= Bleecker Street Line =

Public transit line in New York City, U.S.

The Bleecker Street Line was a public transit line in Manhattan, New York City, United States, running mostly along Bleecker Street, Crosby Street, and Lafayette Street from the West 14th Street Ferry in Chelsea to the Fulton Ferry in the Financial District. It was the last horse car line in New York City, and was not replaced with a trolley line or bus route when it was abandoned in 1917.

==History==
The Bleecker Street and Fulton Ferry Railroad was chartered December 12, 1864 and began operations in April 1865. Eastbound cars ran along 14th Street, Hudson Street, Bleecker Street, Crosby Street, Howard Street, Lafayette Street, Reade Street, Centre Street, Park Row, and Beekman Street.

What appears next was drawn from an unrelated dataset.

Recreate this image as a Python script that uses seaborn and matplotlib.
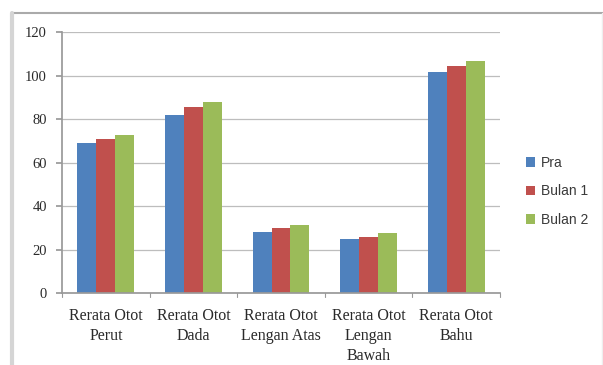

Westbound cars returned from the ferry on Fulton Street, Gold Street, and Ann Street to Park Row, and also used MacDougal Street, 8th Street, Greenwich Avenue, and 12th Street rather than part of Bleecker Street. The Twenty-Third Street Railway leased the company on January 10, 1876, and was subleased to the Houston, West Street and Pavonia Ferry Railroad on April 25, 1893 and to the Metropolitan Street Railway on November 29, 1893.

By 1907, the line had been abandoned east of the crossing of Broadway, and only ran west to 14th Street; the trackage on 14th Street was used by the 14th Street-Williamsburg Bridge Line. Service was terminated on July 26, 1917.